Pas sûr pour autant que l’appel du premier ministre indien ne fasse bouger les choses, tant le chef de l’État russe, qui s’est dit « reconnaissant de l’attention » portée par son homologue à la situation en Ukraine, martèle que ce pays doit capituler.

L’Ukraine a balayé de son côté des conditions qu’elle juge inacceptables.  

D’autant que son territoire reste quotidiennement bombardé par l’armée russe, qui a mené lundi une des attaques les plus meurtrières ayant visé Kyiv et touché en particulier un hôpital pour enfants (au moins 31 morts).

Le président ukrainien Volodymyr Zelensky, excédé par le déplacement de M. Modi à Moscou, l’a ainsi qualifié de « coup dévastateur pour les efforts de paix ».

Le chef du gouvernement indien a toutefois également affiché son mécontentement face à Vladimir Poutine : « Lorsque des enfants innocents sont assassinés, on les voit mourir, le cœur souffre et cette douleur est insupportable », a-t-il relevé.

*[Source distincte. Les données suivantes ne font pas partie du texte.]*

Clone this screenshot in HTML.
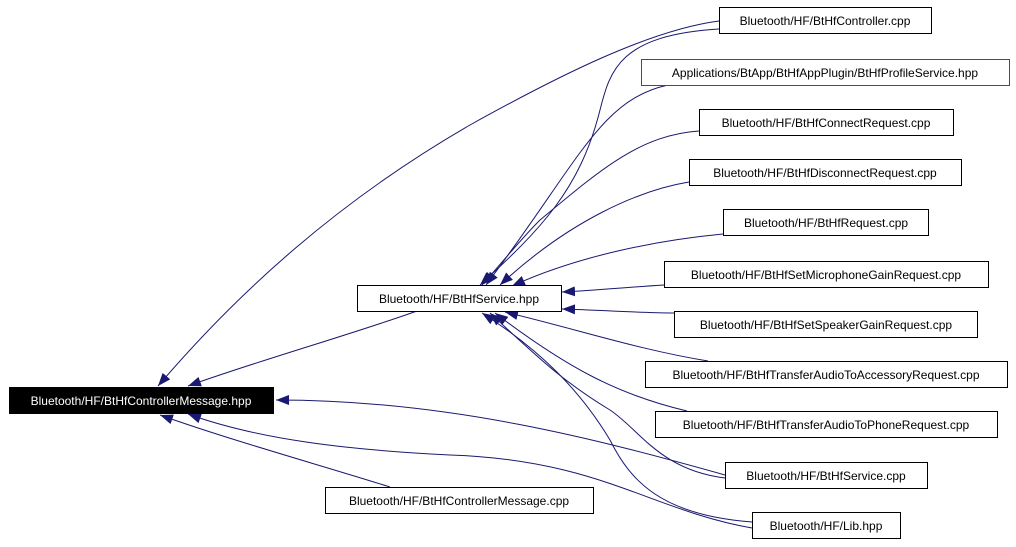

PHOTO SERGEI FADEICHEV, ASSOCIATED PRESS

Le président russe Vladimir Poutine, à gauche, et le premier ministre indien Narendra Modi visitent le pavillon Atom lors de l’Exposition des réalisations de l’économie nationale (VDNKH) à Moscou.

Discussion « constructive »

Les deux dirigeants ont eu une discussion « constructive » au sujet de l’Ukraine, selon le porte-parole de la présidence russe, Dmitri Peskov.

M. Modi a quant à lui qualifié l’échange de « fructueux », ayant pris avec Vladimir Poutine « des décisions importantes pour renforcer la coopération » bilatérale dans « le commerce, la sécurité, l’agriculture, la technologie » …

Avant leurs discussions, ils avaient ensemble visité mardi midi une exposition sur l’histoire du nucléaire, après un tête-à-tête « informel » la veille au soir.

Les États-Unis avaient préalablement exhorté M. Modi à insister sur la « souveraineté » et « l’intégrité territoriale » de l’Ukraine au cours de cette visite qui intervient le même jour que la réunion de l’OTAN, auquel Volodymyr Zelensky doit assister.  

Le Kremlin a d'ores et déjà assuré qu’il était « peu probable » que les appels à la paix du dirigeant indien soient « entendus » par les alliés de Kyiv.

La Russie est un fournisseur clé d’armes et de pétrole bon marché à l’Inde, même si sa confrontation avec les Occidentaux et son rapprochement avec la Chine, dans le contexte du conflit en Ukraine, ont eu un impact sur ses relations avec New Delhi.

Les États-Unis et leurs alliés occidentaux ont cultivé ces dernières années leurs liens avec New Delhi, pour contrer l’influence grandissante de la Chine dans la région Asie-Pacifique, tout en faisant pression sur les autorités indiennes pour qu’elles s’éloignent de Moscou.  

Première visite depuis 2019

Membre des BRICS aux côtés de la Russie et de la Chine, comme de l’Organisation de la coopération de Shanghaï (OCS), l’Inde est partisane d’un monde multipolaire et continue parallèlement à développer ses relations dans le domaine de la sécurité avec Washington.

La précédente visite en Russie de Narendra Modi, qui a obtenu en juin un troisième mandat à la tête du pays le plus peuplé du monde, remonte à 2019. Deux ans plus tard, fin 2021, il avait accueilli Vladimir Poutine à New Delhi.

Si les ventes d’armes russes à destination de l’Inde ont sensiblement baissé ces deux dernières années, elle achète actuellement d’importantes quantités de pétrole russe vendues au rabais.

Mais l’Inde voit aussi d’un mauvais œil le fort rapprochement en cours entre Moscou et son grand rival chinois.

Après la Russie, Narendra Modi est attendu à Vienne, pour la première visite d’un dirigeant indien dans la capitale autrichienne depuis 1983.